## Short task
Omit all pictures. Copy the rest of the material exactly.

## Information supplied
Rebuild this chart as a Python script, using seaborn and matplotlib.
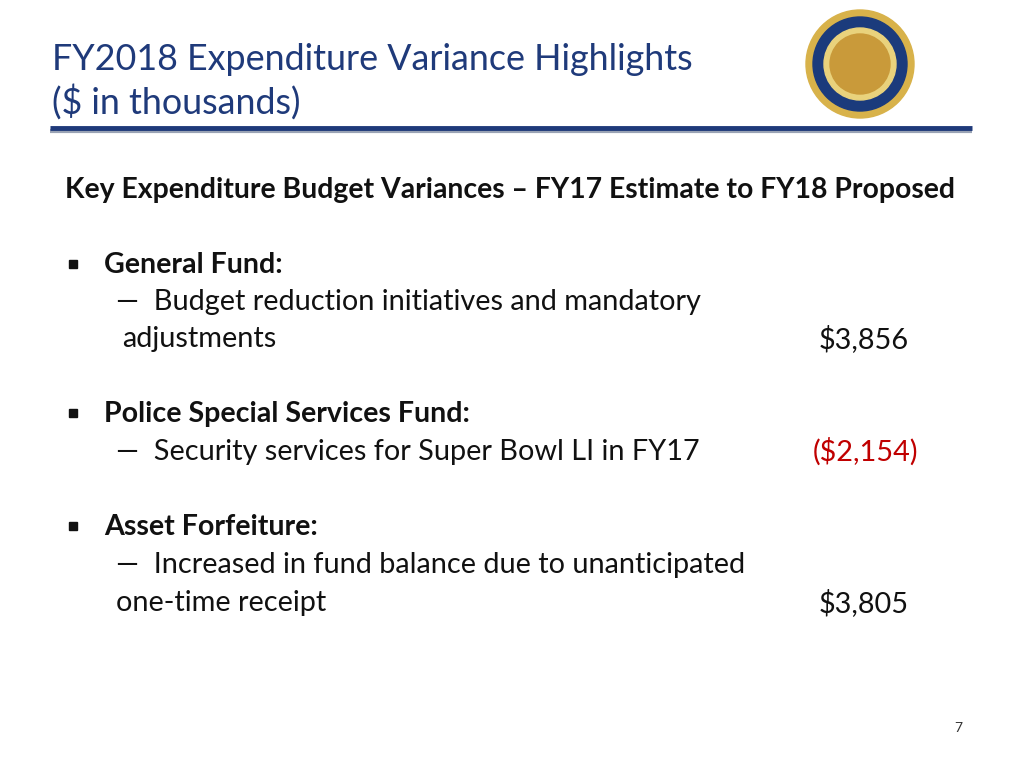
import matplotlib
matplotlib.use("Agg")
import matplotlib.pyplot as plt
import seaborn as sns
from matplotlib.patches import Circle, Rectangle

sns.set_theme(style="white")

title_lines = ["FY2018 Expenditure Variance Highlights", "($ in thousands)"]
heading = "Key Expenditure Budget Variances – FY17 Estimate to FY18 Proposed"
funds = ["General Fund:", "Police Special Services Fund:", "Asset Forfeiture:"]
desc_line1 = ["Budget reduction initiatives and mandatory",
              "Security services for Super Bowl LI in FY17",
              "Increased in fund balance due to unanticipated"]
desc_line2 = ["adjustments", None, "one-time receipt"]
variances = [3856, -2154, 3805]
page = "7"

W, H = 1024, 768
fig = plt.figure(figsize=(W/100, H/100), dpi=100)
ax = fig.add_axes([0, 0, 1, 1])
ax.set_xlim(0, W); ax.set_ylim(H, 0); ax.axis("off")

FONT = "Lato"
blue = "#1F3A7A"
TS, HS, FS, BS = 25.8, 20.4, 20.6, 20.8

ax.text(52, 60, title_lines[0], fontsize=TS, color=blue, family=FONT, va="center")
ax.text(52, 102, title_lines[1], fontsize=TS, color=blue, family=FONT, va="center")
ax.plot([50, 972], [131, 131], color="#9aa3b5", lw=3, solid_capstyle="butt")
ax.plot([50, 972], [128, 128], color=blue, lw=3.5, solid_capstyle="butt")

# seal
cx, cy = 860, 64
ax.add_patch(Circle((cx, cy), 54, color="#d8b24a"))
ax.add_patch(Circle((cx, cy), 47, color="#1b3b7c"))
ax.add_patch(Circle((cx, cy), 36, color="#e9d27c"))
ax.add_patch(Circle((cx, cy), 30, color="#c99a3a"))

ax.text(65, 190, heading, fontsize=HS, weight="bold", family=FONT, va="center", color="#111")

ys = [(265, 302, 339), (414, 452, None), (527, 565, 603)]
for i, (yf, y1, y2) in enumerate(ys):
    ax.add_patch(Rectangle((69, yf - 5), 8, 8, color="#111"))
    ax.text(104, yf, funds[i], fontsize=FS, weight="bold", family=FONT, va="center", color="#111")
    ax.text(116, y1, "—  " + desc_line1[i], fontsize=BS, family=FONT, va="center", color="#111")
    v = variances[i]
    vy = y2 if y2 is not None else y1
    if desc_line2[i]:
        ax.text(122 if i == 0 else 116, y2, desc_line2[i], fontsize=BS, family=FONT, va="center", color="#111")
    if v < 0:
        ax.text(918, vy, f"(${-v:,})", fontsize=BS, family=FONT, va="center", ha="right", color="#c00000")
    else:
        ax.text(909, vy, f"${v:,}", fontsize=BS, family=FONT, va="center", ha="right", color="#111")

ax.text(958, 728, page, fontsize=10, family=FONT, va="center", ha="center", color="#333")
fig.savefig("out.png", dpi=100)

## Full response
Rebuild this chart as a Python script, using seaborn and matplotlib.
import matplotlib
matplotlib.use("Agg")
import matplotlib.pyplot as plt
import seaborn as sns
from matplotlib.patches import Circle, Rectangle

sns.set_theme(style="white")

title_lines = ["FY2018 Expenditure Variance Highlights", "($ in thousands)"]
heading = "Key Expenditure Budget Variances – FY17 Estimate to FY18 Proposed"
funds = ["General Fund:", "Police Special Services Fund:", "Asset Forfeiture:"]
desc_line1 = ["Budget reduction initiatives and mandatory",
              "Security services for Super Bowl LI in FY17",
              "Increased in fund balance due to unanticipated"]
desc_line2 = ["adjustments", None, "one-time receipt"]
variances = [3856, -2154, 3805]
page = "7"

W, H = 1024, 768
fig = plt.figure(figsize=(W/100, H/100), dpi=100)
ax = fig.add_axes([0, 0, 1, 1])
ax.set_xlim(0, W); ax.set_ylim(H, 0); ax.axis("off")

FONT = "Lato"
blue = "#1F3A7A"
TS, HS, FS, BS = 25.8, 20.4, 20.6, 20.8

ax.text(52, 60, title_lines[0], fontsize=TS, color=blue, family=FONT, va="center")
ax.text(52, 102, title_lines[1], fontsize=TS, color=blue, family=FONT, va="center")
ax.plot([50, 972], [131, 131], color="#9aa3b5", lw=3, solid_capstyle="butt")
ax.plot([50, 972], [128, 128], color=blue, lw=3.5, solid_capstyle="butt")

# seal
cx, cy = 860, 64
ax.add_patch(Circle((cx, cy), 54, color="#d8b24a"))
ax.add_patch(Circle((cx, cy), 47, color="#1b3b7c"))
ax.add_patch(Circle((cx, cy), 36, color="#e9d27c"))
ax.add_patch(Circle((cx, cy), 30, color="#c99a3a"))

ax.text(65, 190, heading, fontsize=HS, weight="bold", family=FONT, va="center", color="#111")

ys = [(265, 302, 339), (414, 452, None), (527, 565, 603)]
for i, (yf, y1, y2) in enumerate(ys):
    ax.add_patch(Rectangle((69, yf - 5), 8, 8, color="#111"))
    ax.text(104, yf, funds[i], fontsize=FS, weight="bold", family=FONT, va="center", color="#111")
    ax.text(116, y1, "—  " + desc_line1[i], fontsize=BS, family=FONT, va="center", color="#111")
    v = variances[i]
    vy = y2 if y2 is not None else y1
    if desc_line2[i]:
        ax.text(122 if i == 0 else 116, y2, desc_line2[i], fontsize=BS, family=FONT, va="center", color="#111")
    if v < 0:
        ax.text(918, vy, f"(${-v:,})", fontsize=BS, family=FONT, va="center", ha="right", color="#c00000")
    else:
        ax.text(909, vy, f"${v:,}", fontsize=BS, family=FONT, va="center", ha="right", color="#111")

ax.text(958, 728, page, fontsize=10, family=FONT, va="center", ha="center", color="#333")
fig.savefig("out.png", dpi=100)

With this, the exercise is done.